Greg: Both of those plot lines, which would help the third season move along, seem way too plausible for the insanity we've been fed throughout Season 2. However, something has to come out of left field (other than an attempt on Brody's life, which is clearly coming) to keep the ball rolling, otherwise everything seems to be falling into place in a neat and tidy order. That's not how this show has ever worked. Every action, every consequence, every character has a grey area, and when those grey areas mesh, we get something that looks like Carrie's rainbow flow chart from Season 1. Something completely unpredictable is on the horizon for next week, but I can't begin to guess what that will be based on how we got to where we are right now. I'll play along, if only being entertained by Saul's gruff and agitated state. He's had some great moments as we come to a close on the season.
Tierney: It was not lost on me the irony of Estes yelling at Saul, "You continually undermine me," when a few episodes ago, Estes was depending on Saul to make the tough decisions in Beirut. By playing politics at the cost of national security, Estes has undermined himself. He can try and blackmail Saul all he would like, but I think the revelation of the drone cover-up and the plot to kill Brody will make up a big part of Season 3.
Speaking of said plot, was it just me or did Quinn seem a little hesitant to move forward with the assassination plan the second time around? I would love to see the season end with Quinn abandoning his job as Estes' angsty lap dog, and going rogue, Mathison-style.

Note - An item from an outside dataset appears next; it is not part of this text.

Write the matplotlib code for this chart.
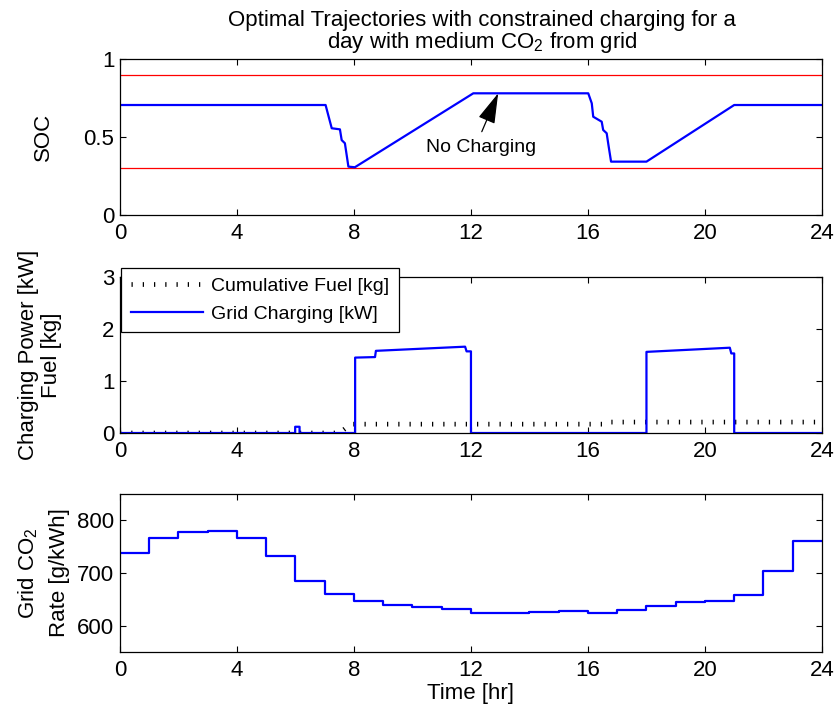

Greg: Even as we are led to believe that Quinn is a rogue mercenary, I think he understands the gravity of what Brody's death would mean inside and outside the CIA. The weight of a U.S. congressman suddenly dying isn't going to be something that Estes and the CIA can gloss over, and that's not even taking into consideration that Brody would have died within days of the man who held him in captivity for eight years. Also, I don't think Carrie would handle that well. Do you think the Internet could handle the scene where Claire Danes discovers a dead Brody? It would live on an infamy.